- Aim of the exercise -
Reproduce the material word for word; the images stay out.

- Material -
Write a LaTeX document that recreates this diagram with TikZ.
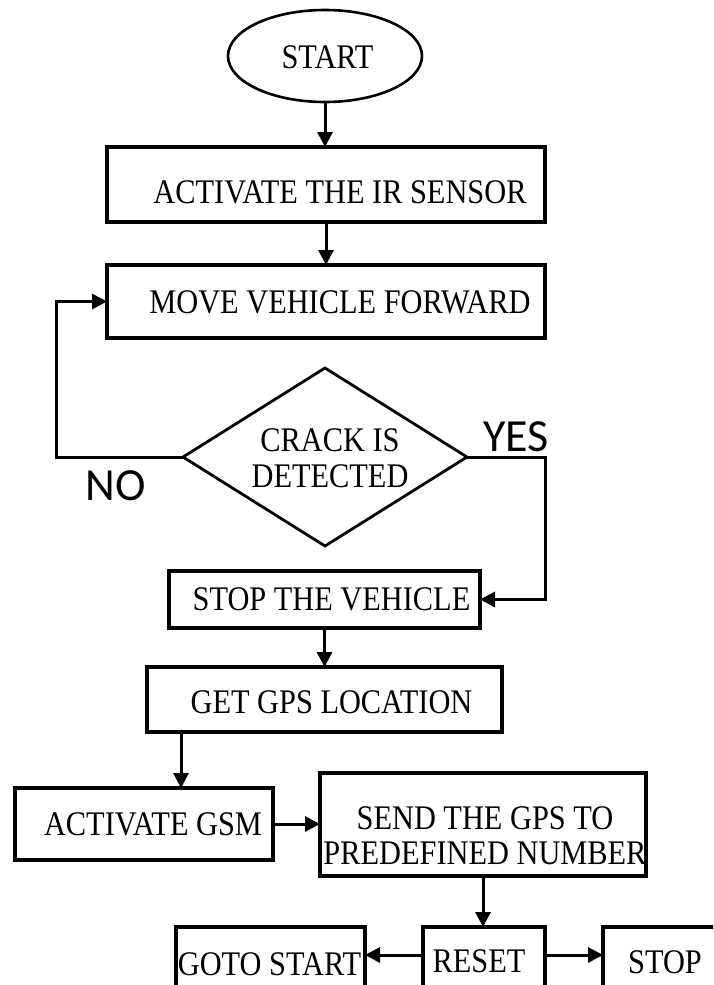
\documentclass[tikz,border=0pt]{standalone}
\usepackage{fontspec}
\setmainfont{Liberation Serif}[FakeStretch=0.88]
\newfontfamily\yesnofont{Carlito}
\usetikzlibrary{shapes.geometric,arrows.meta}
\begin{document}
\begin{tikzpicture}[x=1pt,y=-1pt,
  box/.style={draw,line width=3.2pt,rectangle,inner sep=0pt,outer sep=0pt},
  lbl/.style={font=\fontsize{34.5}{35.5}\selectfont,inner sep=0pt,align=center},
  arr/.style={line width=3pt,-{Triangle[length=15pt,width=15pt]}},
  yn/.style={font=\yesnofont\fontsize{46}{48}\selectfont,inner sep=0pt}]
\useasboundingbox (0,0) rectangle (713,985);
\clip (0,0) rectangle (713,985);

\node[draw,ellipse,line width=2.6pt,minimum width=194pt,minimum height=92pt,inner sep=0pt,outer sep=0pt,
  label={[lbl,xshift=2.5pt,yshift=-1.5pt]center:START}] (start) at (325,56) {};
\node[box,minimum width=438pt,minimum height=75pt,
  label={[lbl,xshift=14pt,yshift=-8pt]center:ACTIVATE THE IR SENSOR}] (ir) at (326,184.5) {};
\node[box,minimum width=438pt,minimum height=73pt,
  label={[lbl,xshift=14pt,yshift=-1pt]center:MOVE VEHICLE FORWARD}] (move) at (326,301.5) {};
\node[draw,diamond,line width=2.8pt,minimum width=284pt,minimum height=178pt,inner sep=0pt,outer sep=0pt,
  label={[lbl,xshift=5pt,yshift=-1pt]center:CRACK IS\\DETECTED}] (dec) at (325,457) {};
\node[box,minimum width=311pt,minimum height=57pt,
  label={[lbl,xshift=7pt]center:STOP THE VEHICLE}] (stopv) at (324.5,599.5) {};
\node[box,minimum width=355pt,minimum height=65pt,
  label={[lbl,xshift=7pt,yshift=-2.5pt]center:GET GPS LOCATION}] (gps) at (324.5,699.5) {};
\node[box,minimum width=258pt,minimum height=72pt,
  label={[lbl,xshift=9pt]center:ACTIVATE GSM}] (gsm) at (144,824) {};
\node[box,minimum width=326pt,minimum height=103pt,
  label={[lbl,xshift=2pt,yshift=-11pt]center:SEND THE GPS TO\\PREDEFINED NUMBER}] (send) at (483,824.5) {};
\node[box,minimum width=189pt,minimum height=72pt,
  label={[lbl,xshift=-1pt,yshift=-1pt]center:GOTO START}] (goto) at (270.5,963) {};
\node[box,minimum width=122pt,minimum height=72pt,
  label={[lbl,xshift=-5pt,yshift=2pt]center:RESET}] (reset) at (484,963) {};
\node[box,minimum width=122pt,minimum height=72pt,
  label={[lbl,xshift=1pt,yshift=1pt]center:STOP}] (stop) at (664,963) {};

\node[yn] (yes) at (516,437) {YES};
\node[yn] (no) at (116,486) {NO};

\coordinate (nocorner) at (56,457);
\coordinate (yescorner) at (545,457);
\coordinate (gsmin) at ([xshift=34pt]gps.south west);

\draw[arr] (start.south) -- (start.south |- ir.north);
\draw[arr] (ir.south) -- (move.north);
\draw[arr] (dec.west) -- (nocorner) |- (move.west);
\draw[arr] (dec.east) -- (yescorner) |- (stopv.east);
\draw[arr] (stopv.south) -- (stopv.south |- gps.north);
\draw[arr] (gsmin) -- (gsmin |- gsm.north);
\draw[arr] (gsm.east) -- (gsm.east -| send.west);
\draw[arr] (send.south) -- (send.south |- reset.north);
\draw[arr] ([yshift=8pt]reset.west) -- ([yshift=8pt]reset.west -| goto.east);
\draw[arr] ([yshift=8pt]reset.east) -- ([yshift=8pt]reset.east -| stop.west);
\end{tikzpicture}
\end{document}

- Answer to this problem -
Write a LaTeX document that recreates this diagram with TikZ.
\documentclass[tikz,border=0pt]{standalone}
\usepackage{fontspec}
\setmainfont{Liberation Serif}[FakeStretch=0.88]
\newfontfamily\yesnofont{Carlito}
\usetikzlibrary{shapes.geometric,arrows.meta}
\begin{document}
\begin{tikzpicture}[x=1pt,y=-1pt,
  box/.style={draw,line width=3.2pt,rectangle,inner sep=0pt,outer sep=0pt},
  lbl/.style={font=\fontsize{34.5}{35.5}\selectfont,inner sep=0pt,align=center},
  arr/.style={line width=3pt,-{Triangle[length=15pt,width=15pt]}},
  yn/.style={font=\yesnofont\fontsize{46}{48}\selectfont,inner sep=0pt}]
\useasboundingbox (0,0) rectangle (713,985);
\clip (0,0) rectangle (713,985);

\node[draw,ellipse,line width=2.6pt,minimum width=194pt,minimum height=92pt,inner sep=0pt,outer sep=0pt,
  label={[lbl,xshift=2.5pt,yshift=-1.5pt]center:START}] (start) at (325,56) {};
\node[box,minimum width=438pt,minimum height=75pt,
  label={[lbl,xshift=14pt,yshift=-8pt]center:ACTIVATE THE IR SENSOR}] (ir) at (326,184.5) {};
\node[box,minimum width=438pt,minimum height=73pt,
  label={[lbl,xshift=14pt,yshift=-1pt]center:MOVE VEHICLE FORWARD}] (move) at (326,301.5) {};
\node[draw,diamond,line width=2.8pt,minimum width=284pt,minimum height=178pt,inner sep=0pt,outer sep=0pt,
  label={[lbl,xshift=5pt,yshift=-1pt]center:CRACK IS\\DETECTED}] (dec) at (325,457) {};
\node[box,minimum width=311pt,minimum height=57pt,
  label={[lbl,xshift=7pt]center:STOP THE VEHICLE}] (stopv) at (324.5,599.5) {};
\node[box,minimum width=355pt,minimum height=65pt,
  label={[lbl,xshift=7pt,yshift=-2.5pt]center:GET GPS LOCATION}] (gps) at (324.5,699.5) {};
\node[box,minimum width=258pt,minimum height=72pt,
  label={[lbl,xshift=9pt]center:ACTIVATE GSM}] (gsm) at (144,824) {};
\node[box,minimum width=326pt,minimum height=103pt,
  label={[lbl,xshift=2pt,yshift=-11pt]center:SEND THE GPS TO\\PREDEFINED NUMBER}] (send) at (483,824.5) {};
\node[box,minimum width=189pt,minimum height=72pt,
  label={[lbl,xshift=-1pt,yshift=-1pt]center:GOTO START}] (goto) at (270.5,963) {};
\node[box,minimum width=122pt,minimum height=72pt,
  label={[lbl,xshift=-5pt,yshift=2pt]center:RESET}] (reset) at (484,963) {};
\node[box,minimum width=122pt,minimum height=72pt,
  label={[lbl,xshift=1pt,yshift=1pt]center:STOP}] (stop) at (664,963) {};

\node[yn] (yes) at (516,437) {YES};
\node[yn] (no) at (116,486) {NO};

\coordinate (nocorner) at (56,457);
\coordinate (yescorner) at (545,457);
\coordinate (gsmin) at ([xshift=34pt]gps.south west);

\draw[arr] (start.south) -- (start.south |- ir.north);
\draw[arr] (ir.south) -- (move.north);
\draw[arr] (dec.west) -- (nocorner) |- (move.west);
\draw[arr] (dec.east) -- (yescorner) |- (stopv.east);
\draw[arr] (stopv.south) -- (stopv.south |- gps.north);
\draw[arr] (gsmin) -- (gsmin |- gsm.north);
\draw[arr] (gsm.east) -- (gsm.east -| send.west);
\draw[arr] (send.south) -- (send.south |- reset.north);
\draw[arr] ([yshift=8pt]reset.west) -- ([yshift=8pt]reset.west -| goto.east);
\draw[arr] ([yshift=8pt]reset.east) -- ([yshift=8pt]reset.east -| stop.west);
\end{tikzpicture}
\end{document}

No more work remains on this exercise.